Inoltre la disponibilità di posti letto nel 2014 era per gli acuti del 3,04 per
1000 abitanti e dello 0,58 per mille per lungodegenze e riabilitazione, numeri
decisamente inferiori a quelli previsti dalla legge.
Ma il vero scandalo che ci colloca negli ultimi posti tra i
Paesi Ocse è quel 4,1% (dato
del 2013) della spesa sanitaria destinata allaprevenzione.

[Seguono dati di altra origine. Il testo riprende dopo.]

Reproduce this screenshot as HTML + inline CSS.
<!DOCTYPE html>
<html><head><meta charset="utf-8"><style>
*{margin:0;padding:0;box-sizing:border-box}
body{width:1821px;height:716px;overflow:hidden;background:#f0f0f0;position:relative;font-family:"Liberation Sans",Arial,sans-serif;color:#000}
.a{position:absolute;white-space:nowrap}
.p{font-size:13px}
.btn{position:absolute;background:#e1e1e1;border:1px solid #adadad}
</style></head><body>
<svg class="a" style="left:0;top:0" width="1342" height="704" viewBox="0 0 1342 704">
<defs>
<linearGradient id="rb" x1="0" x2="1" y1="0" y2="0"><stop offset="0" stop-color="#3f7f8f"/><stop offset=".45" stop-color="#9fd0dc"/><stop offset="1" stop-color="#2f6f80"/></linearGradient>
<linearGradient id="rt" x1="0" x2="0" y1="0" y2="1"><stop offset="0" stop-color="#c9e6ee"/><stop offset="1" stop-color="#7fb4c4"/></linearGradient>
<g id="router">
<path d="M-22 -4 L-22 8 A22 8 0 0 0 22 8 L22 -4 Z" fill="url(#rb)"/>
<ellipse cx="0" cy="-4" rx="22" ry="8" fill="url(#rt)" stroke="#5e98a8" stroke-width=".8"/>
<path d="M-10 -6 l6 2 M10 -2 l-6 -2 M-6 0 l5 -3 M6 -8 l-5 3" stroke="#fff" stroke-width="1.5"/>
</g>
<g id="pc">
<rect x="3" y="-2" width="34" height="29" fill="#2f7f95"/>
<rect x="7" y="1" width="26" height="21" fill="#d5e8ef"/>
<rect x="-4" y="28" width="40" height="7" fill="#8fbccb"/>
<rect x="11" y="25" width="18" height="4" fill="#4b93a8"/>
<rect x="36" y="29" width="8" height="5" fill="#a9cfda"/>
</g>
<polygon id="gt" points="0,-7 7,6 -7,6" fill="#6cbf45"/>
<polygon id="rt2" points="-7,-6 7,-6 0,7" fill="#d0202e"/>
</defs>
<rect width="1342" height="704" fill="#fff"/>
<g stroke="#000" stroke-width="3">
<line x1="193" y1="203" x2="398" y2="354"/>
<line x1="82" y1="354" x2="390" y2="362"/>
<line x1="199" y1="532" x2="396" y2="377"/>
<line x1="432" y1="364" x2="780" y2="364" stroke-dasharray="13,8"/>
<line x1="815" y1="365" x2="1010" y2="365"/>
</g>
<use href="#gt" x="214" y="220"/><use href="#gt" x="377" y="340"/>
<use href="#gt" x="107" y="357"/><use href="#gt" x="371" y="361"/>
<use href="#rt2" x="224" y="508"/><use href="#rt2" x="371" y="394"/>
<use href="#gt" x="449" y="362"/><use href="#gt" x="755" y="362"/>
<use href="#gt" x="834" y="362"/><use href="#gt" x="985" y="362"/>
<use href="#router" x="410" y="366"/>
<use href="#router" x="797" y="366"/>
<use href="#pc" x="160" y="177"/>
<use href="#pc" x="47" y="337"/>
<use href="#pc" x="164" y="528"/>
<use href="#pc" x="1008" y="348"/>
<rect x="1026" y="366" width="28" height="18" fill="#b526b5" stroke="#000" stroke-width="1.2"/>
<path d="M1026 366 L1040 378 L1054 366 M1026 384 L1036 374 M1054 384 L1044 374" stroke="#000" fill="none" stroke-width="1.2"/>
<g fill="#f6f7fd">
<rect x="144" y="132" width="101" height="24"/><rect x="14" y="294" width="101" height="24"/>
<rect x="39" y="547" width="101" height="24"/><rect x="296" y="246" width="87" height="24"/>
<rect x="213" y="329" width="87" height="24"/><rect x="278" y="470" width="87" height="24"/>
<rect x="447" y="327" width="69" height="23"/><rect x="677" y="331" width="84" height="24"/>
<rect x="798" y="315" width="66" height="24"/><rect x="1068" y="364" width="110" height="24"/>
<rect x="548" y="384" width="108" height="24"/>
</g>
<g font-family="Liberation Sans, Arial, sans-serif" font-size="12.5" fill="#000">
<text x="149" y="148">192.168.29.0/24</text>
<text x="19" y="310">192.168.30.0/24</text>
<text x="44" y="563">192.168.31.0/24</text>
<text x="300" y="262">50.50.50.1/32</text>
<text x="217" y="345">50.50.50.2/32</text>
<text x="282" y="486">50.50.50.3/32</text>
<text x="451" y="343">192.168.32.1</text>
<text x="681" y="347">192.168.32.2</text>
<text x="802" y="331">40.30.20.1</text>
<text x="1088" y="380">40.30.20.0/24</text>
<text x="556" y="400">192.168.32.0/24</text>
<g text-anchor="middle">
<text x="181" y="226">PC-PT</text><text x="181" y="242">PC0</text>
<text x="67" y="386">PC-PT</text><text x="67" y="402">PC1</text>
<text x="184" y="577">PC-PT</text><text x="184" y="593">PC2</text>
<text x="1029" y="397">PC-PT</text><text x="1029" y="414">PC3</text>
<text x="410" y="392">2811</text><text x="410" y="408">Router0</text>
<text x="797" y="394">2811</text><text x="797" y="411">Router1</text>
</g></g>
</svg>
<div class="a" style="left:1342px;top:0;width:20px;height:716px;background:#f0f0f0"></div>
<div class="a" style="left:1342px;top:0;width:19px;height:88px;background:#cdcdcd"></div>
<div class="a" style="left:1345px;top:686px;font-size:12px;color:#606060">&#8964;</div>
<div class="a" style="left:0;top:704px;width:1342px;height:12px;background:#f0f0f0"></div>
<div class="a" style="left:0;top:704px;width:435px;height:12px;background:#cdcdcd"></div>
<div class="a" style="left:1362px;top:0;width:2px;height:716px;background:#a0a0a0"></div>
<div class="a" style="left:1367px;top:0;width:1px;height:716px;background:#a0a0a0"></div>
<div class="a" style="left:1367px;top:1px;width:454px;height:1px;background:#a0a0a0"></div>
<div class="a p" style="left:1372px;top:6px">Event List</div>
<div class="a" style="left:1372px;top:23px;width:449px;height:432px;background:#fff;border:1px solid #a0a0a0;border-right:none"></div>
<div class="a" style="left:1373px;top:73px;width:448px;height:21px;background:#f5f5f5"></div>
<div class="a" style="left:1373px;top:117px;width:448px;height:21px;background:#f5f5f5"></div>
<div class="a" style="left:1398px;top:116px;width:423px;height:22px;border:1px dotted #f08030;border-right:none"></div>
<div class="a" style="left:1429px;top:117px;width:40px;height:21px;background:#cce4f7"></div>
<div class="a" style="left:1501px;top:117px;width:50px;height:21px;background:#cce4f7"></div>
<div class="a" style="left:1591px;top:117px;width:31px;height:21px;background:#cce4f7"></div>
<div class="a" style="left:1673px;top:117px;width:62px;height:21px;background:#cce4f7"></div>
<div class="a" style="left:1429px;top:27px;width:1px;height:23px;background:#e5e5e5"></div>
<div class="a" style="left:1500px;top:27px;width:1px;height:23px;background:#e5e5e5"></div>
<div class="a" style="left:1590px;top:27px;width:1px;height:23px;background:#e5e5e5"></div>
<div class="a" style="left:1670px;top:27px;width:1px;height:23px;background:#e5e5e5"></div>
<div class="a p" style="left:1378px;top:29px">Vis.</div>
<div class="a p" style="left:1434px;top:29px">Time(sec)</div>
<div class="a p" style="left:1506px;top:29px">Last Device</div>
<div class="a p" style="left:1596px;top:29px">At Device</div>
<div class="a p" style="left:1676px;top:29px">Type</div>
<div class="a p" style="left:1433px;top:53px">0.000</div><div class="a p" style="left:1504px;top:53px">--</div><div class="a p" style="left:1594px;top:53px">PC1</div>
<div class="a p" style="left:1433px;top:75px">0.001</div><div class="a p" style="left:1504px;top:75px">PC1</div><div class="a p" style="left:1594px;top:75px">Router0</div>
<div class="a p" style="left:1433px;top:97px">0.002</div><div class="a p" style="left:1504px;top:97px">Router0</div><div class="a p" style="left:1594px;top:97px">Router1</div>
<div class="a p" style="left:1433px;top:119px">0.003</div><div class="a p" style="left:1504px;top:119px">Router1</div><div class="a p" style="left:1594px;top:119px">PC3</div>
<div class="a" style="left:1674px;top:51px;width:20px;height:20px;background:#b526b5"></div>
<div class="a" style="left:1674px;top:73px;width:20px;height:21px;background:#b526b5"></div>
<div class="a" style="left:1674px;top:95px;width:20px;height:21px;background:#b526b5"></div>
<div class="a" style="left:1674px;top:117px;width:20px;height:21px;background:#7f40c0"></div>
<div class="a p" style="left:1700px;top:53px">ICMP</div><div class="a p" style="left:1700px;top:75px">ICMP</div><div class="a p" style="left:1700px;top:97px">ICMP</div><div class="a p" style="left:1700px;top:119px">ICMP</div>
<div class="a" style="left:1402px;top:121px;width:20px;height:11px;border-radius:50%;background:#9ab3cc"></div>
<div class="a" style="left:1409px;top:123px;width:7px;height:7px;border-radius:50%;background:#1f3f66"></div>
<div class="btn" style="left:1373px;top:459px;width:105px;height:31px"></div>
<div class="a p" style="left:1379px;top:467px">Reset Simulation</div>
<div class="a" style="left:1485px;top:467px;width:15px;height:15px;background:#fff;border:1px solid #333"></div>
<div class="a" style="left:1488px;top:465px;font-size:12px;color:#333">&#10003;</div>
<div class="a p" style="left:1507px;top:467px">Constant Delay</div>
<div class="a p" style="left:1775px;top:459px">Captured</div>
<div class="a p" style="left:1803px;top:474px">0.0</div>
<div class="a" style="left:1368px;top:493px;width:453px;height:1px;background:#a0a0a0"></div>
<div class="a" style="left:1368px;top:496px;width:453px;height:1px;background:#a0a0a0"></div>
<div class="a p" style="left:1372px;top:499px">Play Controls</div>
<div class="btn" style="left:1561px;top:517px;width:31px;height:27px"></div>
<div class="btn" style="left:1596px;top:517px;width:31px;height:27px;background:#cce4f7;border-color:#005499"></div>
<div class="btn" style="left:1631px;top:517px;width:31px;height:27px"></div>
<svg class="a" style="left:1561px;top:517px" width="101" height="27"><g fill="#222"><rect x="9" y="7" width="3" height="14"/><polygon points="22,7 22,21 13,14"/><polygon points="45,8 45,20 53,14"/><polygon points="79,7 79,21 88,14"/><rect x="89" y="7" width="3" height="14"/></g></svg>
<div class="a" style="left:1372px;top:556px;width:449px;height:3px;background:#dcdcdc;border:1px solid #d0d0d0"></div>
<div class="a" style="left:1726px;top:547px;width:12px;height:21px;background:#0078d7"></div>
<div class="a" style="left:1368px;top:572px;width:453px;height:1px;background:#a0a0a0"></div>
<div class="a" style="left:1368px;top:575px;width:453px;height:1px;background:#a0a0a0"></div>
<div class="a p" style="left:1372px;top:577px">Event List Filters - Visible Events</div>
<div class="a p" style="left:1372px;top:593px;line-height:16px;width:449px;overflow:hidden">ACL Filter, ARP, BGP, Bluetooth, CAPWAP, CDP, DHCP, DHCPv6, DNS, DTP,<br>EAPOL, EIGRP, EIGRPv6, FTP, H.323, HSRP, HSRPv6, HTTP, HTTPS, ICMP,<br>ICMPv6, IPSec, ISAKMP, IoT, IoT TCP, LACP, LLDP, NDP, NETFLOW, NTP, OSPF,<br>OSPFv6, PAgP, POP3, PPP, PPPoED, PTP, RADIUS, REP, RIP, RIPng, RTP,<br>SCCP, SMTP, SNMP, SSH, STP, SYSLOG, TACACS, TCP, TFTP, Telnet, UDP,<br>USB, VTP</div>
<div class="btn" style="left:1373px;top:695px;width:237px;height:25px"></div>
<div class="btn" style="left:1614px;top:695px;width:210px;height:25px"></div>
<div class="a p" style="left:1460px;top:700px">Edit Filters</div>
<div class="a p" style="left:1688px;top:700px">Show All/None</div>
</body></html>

Non è necessario essere laureati in Medicina per capire che il modo migliore per
spendere meno in sanità è fare di tutto per diminuire il numero di coloro che si
ammalano. Ma è altrettanto semplice comprendere come la possibilità di
guadagnare attraverso appalti
“aggiustati”, mazzette, tangenti e riconoscenze varie da
amici degli amici è molto più alta nella medicina curativa, che nelle campagne
di prevenzione da realizzarsi a cominciare dalle scuole e finalizzate a
modificare gli stili di vita. Da una campagna contro il fumo è più difficile
(nulla è impossibile nel nostro Paese) che qualcuno tragga guadagni illeciti o
finanziamenti “formalmente leciti” per le proprie fondazioni, finanziamenti
generosamente elargiti invece dai colossi del tabacco. Poco importa che le morti
per patologie ischemiche del cuore aumenti costantemente fino a superare il
12% dei decessi totali (dati 2012).
Certo anche da una
campagna di prevenzione all’Aids alcune
agenzie di comunicazione sono state capaci di trarre profitti illeciti, ma nulla
in confronto ai guadagni stratosferici delle multinazionali farmaceutiche che
producono antiretrovirali e che grazie all’inerzia di chi ci governa aumentano
ogni anno il numero dei loro clienti affezionati di 4.000
unità.
Se per fare una mammografia è
necessario attendere dei mesi e se poi si deve aspettare ancora altri mesi, come
denunciato anche da
Walter
Bergamaschi direttore
generale uscente dell’assessorato alla Sanità della regione Lombardia,
per poter sottoporsi all’intervento eventualmente necessario non è complicato
comprendere come ne risenta la diagnosi precoce in un ambito nel quale il tempo
incide fortemente sulla prognosi, ossia sull’evoluzione della malattia.
A meno che…
A meno che il soggetto in questione non disponga di risorse economiche tali da
permettergli di rivolgersi alle strutture
privatee
di acquistare salute e anni di vita. Ed infatti in questi ultimi anni la
condizione economica torna ad essere un determinante fondamentale della salute;
il divario tra ricchi e poveri nel poter accedere alle cure e quindi nel godere
di buona salute, che si era ristretto grazie alla conquista nel 1978 del Servizio
Sanitario Nazionale universale,
ha rincominciato ad allargarsi significativamente. Così come sono specularmente
aumentati ovunque, dalla Lombardia alla Sicilia, passando per il Lazio, i
guadagni dei proprietari di cliniche private spesso non sconosciuti ai gestori
del potere politico.
Il recente decreto cosiddetto sull’appropriatezza degli esami
diagnostici,
soprattutto in assenza di precisi percorsi di formazione rivolti ai medici,
rischia di trasformarsi in un ulteriore ritardo nella diagnosi di varie
patologie amplificando le nefaste conseguenze sopra descritte.
La tutela della nostra salute si scontra quindi con i continui tagli dei
finanziamenti destinati alla sanità, ma anche con politiche tese a privilegiare i
forti interessi privati presenti
nel campo della salute e certamente più interessati a dispensare cure a caro
prezzo a chi può permettersele piuttosto che a garantire una vita sana.